A very attractive four-storey early twentieth century building, restored and reopened in 1991, well located for sightseeing in Old Havana and Centro Havana, and particularly for visiting the Capitolio, the Museo de Bellas Artes, the Gran Teatro de La Habana and the Museo de la Revolución.
The Plaza is a rather curious triangular building, but its lobby and bar with a central fountain and lots of singing birds are very atmospheric and the roof terrace has excellent views of the area, particularly of the Bacardi Building.
Although most staff are professional and friendly, sadly the same can not be said over the last years of the doormen and security guards. The later are infamous for being unnecessarily scary and plain rude. But please be reassured this is not typical of any other hotel in Cuba.

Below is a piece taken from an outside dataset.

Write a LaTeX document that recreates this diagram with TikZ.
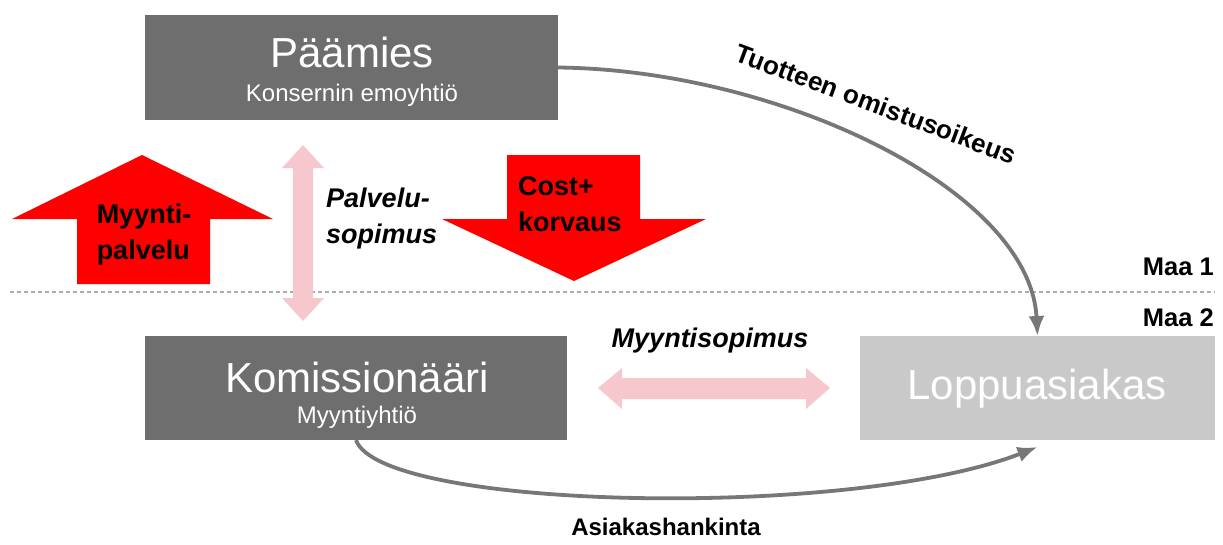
\documentclass[tikz,border=0pt]{standalone}
\usepackage{fontspec}
\setmainfont{Liberation Sans}
\usetikzlibrary{arrows.meta,calc}
\definecolor{boxdark}{HTML}{6E6E6E}
\definecolor{boxlight}{HTML}{C9C9C9}
\definecolor{pinkarr}{HTML}{F6C8CD}
\definecolor{flowgray}{HTML}{777777}
\definecolor{redarr}{HTML}{FF0000}
\definecolor{dashgray}{HTML}{ADADAD}
\tikzset{
  boxnode/.style={inner sep=0pt, outer sep=0pt},
  titletext/.style={text=white, font=\fontsize{42}{46}\selectfont, inner sep=0pt},
  subtext/.style={text=white, font=\fontsize{24}{26}\selectfont, inner sep=0pt},
  boldlabel/.style={font=\bfseries\fontsize{27}{36}\selectfont, inner sep=0pt, align=left},
  italabel/.style={font=\bfseries\itshape\fontsize{27}{36}\selectfont, inner sep=0pt, align=left},
  maalabel/.style={font=\bfseries\fontsize{25.5}{28}\selectfont, inner sep=0pt, anchor=east},
  flow/.style={draw=flowgray, line width=3.8pt, -{Latex[length=20pt,width=16pt]}},
}
\begin{document}
\begin{tikzpicture}[x=1pt,y=-1pt]
\useasboundingbox (0,0) rectangle (1223,544);
% dashed border line
\coordinate (dl) at (10,292);
\coordinate (dr) at (1215,292);
\draw[dashgray, line width=1.1pt, dash pattern=on 4pt off 3pt] (dl) -- (dr);
\node[maalabel] (maa1) at (1214,267) {Maa 1};
\node[maalabel] (maa2) at (1214,318) {Maa 2};
% boxes
\node[boxnode, fill=boxdark, minimum width=413pt, minimum height=105pt] (pa) at (351.5,67.5) {};
\node[titletext] (patitle) at (352,52) {Päämies};
\node[subtext] (pasub) at (352,95) {Konsernin emoyhtiö};
\node[boxnode, fill=boxdark, minimum width=422pt, minimum height=104pt] (ko) at (356,388) {};
\node[titletext] (kotitle) at (357,377) {Komissionääri};
\node[subtext] (kosub) at (357,417) {Myyntiyhtiö};
\node[boxnode, fill=boxlight, minimum width=355pt, minimum height=104pt] (lo) at (1037.5,388) {};
\node[titletext, text=white] (lotitle) at (1037,389) {Loppuasiakas};
% red up arrow
\fill[redarr] (142,155) -- (273,219) -- (210,219) -- (210,284) -- (77,284) -- (77,219) -- (12,219) -- cycle;
\node[boldlabel] (myp) at (144,235) {Myynti-\\palvelu};
% red down arrow
\fill[redarr] (507,155) -- (640,155) -- (640,219) -- (706,219) -- (574,281) -- (442,219) -- (507,219) -- cycle;
\node[boldlabel, anchor=west] (cost) at (518,204) {Cost+\\korvaus};
% pink vertical double arrow
\fill[pinkarr] (303,145) -- (324,168) -- (313,168) -- (313,298) -- (324,298) -- (303,321) -- (282,298) -- (293,298) -- (293,168) -- (282,168) -- cycle;
\node[italabel, anchor=west] (palv) at (326,219) {Palvelu-\\sopimus};
% pink horizontal double arrow
\fill[pinkarr] (598,388) -- (622,368) -- (622,378) -- (806,378) -- (806,368) -- (830,388) -- (806,409) -- (806,399) -- (622,399) -- (622,409) -- cycle;
\node[italabel] (mys) at (710,341) {Myyntisopimus};
% flows
\coordinate (loin) at ($(lo.south)+(0,7)$);
\draw[flow] (pa.east) .. controls (780,70) and (1030,190) .. (lo.north);
\draw[flow] (ko.south) .. controls (380,510) and (850,520) .. (loin);
\node[boldlabel, font=\bfseries\fontsize{26}{28}\selectfont, rotate=-20.5] (tuo) at (876,104) {Tuotteen omistusoikeus};
\node[boldlabel, font=\bfseries\fontsize{24}{28}\selectfont] (asi) at (666,527) {Asiakashankinta};
\end{tikzpicture}
\end{document}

Reception staff speak Spanish, English, French, German, Italian
Safety - uniformed security personnel 24hrs
Shop(s) with basic supplies, souvenirs & gifts
Shops max 2min walk
Snacks and drinks 24 hours a day
Telephone - national & international calls
Tours & tourist information desk
TV room/bar (international channels & videos)
Details of Standard Room
The Plaza’s standard rooms are of varying sizes but they are all very pleasant with cream-coloured walls, terracotta tiled floors and wooden furniture. They walls are hung with prints - often very good woodcuts – by local artists. The beds and wooden chairs with rush seats are comfortable and some rooms have colonial style rocking chairs. The bathrooms are tiled in gleaming white from floor to ceiling and are very clean. The windows have wooden shutters which can be closed against the sun during the hottest part of the day. The rooms facing outwards to the street, rather than into the courtyard, are the most spacious.

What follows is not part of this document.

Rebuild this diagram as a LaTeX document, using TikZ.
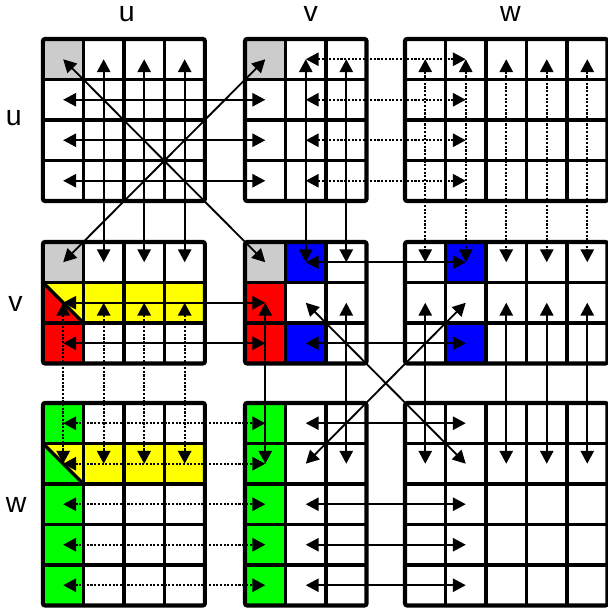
\documentclass[tikz,border=0pt]{standalone}
\usepackage{fontspec}
\setmainfont{Liberation Sans}
\usetikzlibrary{arrows.meta}

\definecolor{cellgray}{RGB}{204,204,204}
\definecolor{cellred}{RGB}{255,0,0}
\definecolor{cellblue}{RGB}{0,0,255}
\definecolor{cellyellow}{RGB}{255,255,0}
\definecolor{cellgreen}{RGB}{0,255,0}

% block name / left / top / last row / last column
\def\blocklist{uu/1.06/0.963/3/3, uv/6.05/0.963/3/2, uw/10.0/0.963/3/4,
  vu/1.06/5.975/2/3, vv/6.05/5.975/2/2, vw/10.0/5.975/2/4,
  wu/1.06/9.95/4/3, wv/6.05/9.95/4/2, ww/10.0/9.95/4/4}

\begin{document}
\begin{tikzpicture}[
    x=1cm, y=-1cm,
    every node/.style={font=\fontsize{20}{24}\selectfont},
    gridline/.style={line width=2.4pt},
    blockframe/.style={line width=2.9pt, rounded corners=1.5pt},
    solidlink/.style={line width=1.3pt, {Triangle[length=0.32cm,width=0.33cm]}-{Triangle[length=0.32cm,width=0.33cm]}},
    dotlink/.style={solidlink, line width=1.5pt, dash pattern=on 1.5pt off 1.1pt}
]
\useasboundingbox (0,0) rectangle (15.012,15.111);

\foreach \blk/\bx/\by/\nr/\nc in \blocklist {
  \foreach \r in {0,...,\nr} \foreach \c in {0,...,\nc}
    \coordinate (\blk-\r-\c) at (\bx+\c+0.5,\by+\r+0.5);
}

\foreach \cellname/\colr in {uu-0-0/cellgray, uv-0-0/cellgray, vu-0-0/cellgray, vv-0-0/cellgray,
    vu-1-0/cellred, vu-2-0/cellred, vu-1-1/cellyellow, vu-1-2/cellyellow, vu-1-3/cellyellow,
    vv-0-1/cellblue, vv-1-0/cellred, vv-2-0/cellred, vv-2-1/cellblue,
    vw-0-1/cellblue, vw-2-1/cellblue,
    wu-0-0/cellgreen, wu-1-0/cellgreen, wu-2-0/cellgreen, wu-3-0/cellgreen, wu-4-0/cellgreen,
    wu-1-1/cellyellow, wu-1-2/cellyellow, wu-1-3/cellyellow,
    wv-0-0/cellgreen, wv-1-0/cellgreen, wv-2-0/cellgreen, wv-3-0/cellgreen, wv-4-0/cellgreen}
  \fill[\colr] (\cellname) ++(-0.5,-0.5) rectangle ++(1,1);
\fill[cellyellow] (vu-1-0) ++(-0.5,-0.5) -- ++(1,0) -- ++(0,1) -- cycle;
\fill[cellyellow] (wu-1-0) ++(-0.5,-0.5) -- ++(1,0) -- ++(0,1) -- cycle;
\draw[gridline] (vu-1-0) ++(-0.5,-0.5) -- ++(1,1);
\draw[gridline] (wu-1-0) ++(-0.5,-0.5) -- ++(1,1);

\foreach \blk/\bx/\by/\nr/\nc in \blocklist {
  \foreach \c in {1,...,\nc} \draw[gridline] (\bx+\c,\by) -- ++(0,\nr+1);
  \foreach \r in {1,...,\nr} \draw[gridline] (\bx,\by+\r) -- ++(\nc+1,0);
  \draw[blockframe] (\bx,\by) rectangle ++(\nc+1,\nr+1);
}

\node (colu) at (3.13,0.36) {u};
\node (colv) at (7.67,0.35) {v};
\node (colw) at (12.6,0.35) {w};
\node (rowu) at (0.34,2.92) {u};
\node (rowv) at (0.38,7.5) {v};
\node (roww) at (0.4,12.47) {w};

\draw[solidlink] (uu-0-0) -- (vv-0-0);
\draw[solidlink] (vu-0-0) -- (uv-0-0);
\foreach \c in {1,2,3} \draw[solidlink] (uu-0-\c) -- (vu-0-\c);
\foreach \r in {1,2,3} \draw[solidlink] (uu-\r-0) -- (uv-\r-0);
\foreach \c in {1,2} \draw[solidlink] (uv-0-\c) -- (vv-0-\c);
\foreach \r in {1,2} \draw[solidlink] (vu-\r-0) -- (vv-\r-0);
\draw[solidlink] (vv-1-0) -- (wv-1-0);
\draw[solidlink] (vv-1-2) -- (wv-1-2);
\foreach \r in {0,2} \draw[solidlink] (vv-\r-1) -- (vw-\r-1);
\draw[solidlink] (vv-1-1) -- (ww-1-1);
\draw[solidlink] (vw-1-1) -- (wv-1-1);
\foreach \c in {0,2,3,4} \draw[solidlink] (vw-1-\c) -- (ww-1-\c);
\foreach \r in {0,2,3,4} \draw[solidlink] (wv-\r-1) -- (ww-\r-1);

\foreach \r in {0,...,3} \draw[dotlink] (uv-\r-1) -- (uw-\r-1);
\foreach \c in {0,...,4} \draw[dotlink] (uw-0-\c) -- (vw-0-\c);
\foreach \c in {0,...,3} \draw[dotlink] (vu-1-\c) -- (wu-1-\c);
\foreach \r in {0,...,4} \draw[dotlink] (wu-\r-0) -- (wv-\r-0);

\end{tikzpicture}
\end{document}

The heart and soul of Havana is the old town Habana Vieja, declared a Heritage of Mankind Site in 1982 by UNESCO. It was keen to preserve the beauty of its architecture and promote the historical importance of its role within the region.
The following are just some of the interesting places to visit: Plaza de Armas, centred around a statue of the patriot Cespedes and emcompassed by shaded marble benches and second-hand booksellers, is the first public square built in the city. Plaza de la Catedral is perhaps the most beautiful square in the Caribbean which is surrounded by examples of the finest baroque architecture in the country. El Templete, small neoclassical temple which marks the spot where the first Mass was said in 1519. Castillo de la Real Fuerza is one of the oldest forts in the Americas, it holds modern art exhibitions downstairs and the battlements afford good views over the harbour. Palacio de los Capitanes Generales, the seat of government and governor's residence was transferred from the fort to the built. The presidential palace and then the municipal palace until Castro seized power it is now Museo de la Ciudad de la Habana. Museo de Arte Colonial, fine palace constructed in 1720, its yellow courtyard and little-altered architectural features are complemented by a large collection of 17th- and 18th-century furniture. Calle Obispo is Old Havana's most important and smartest thoroughfare, pedestrianized with missile heads as bollards.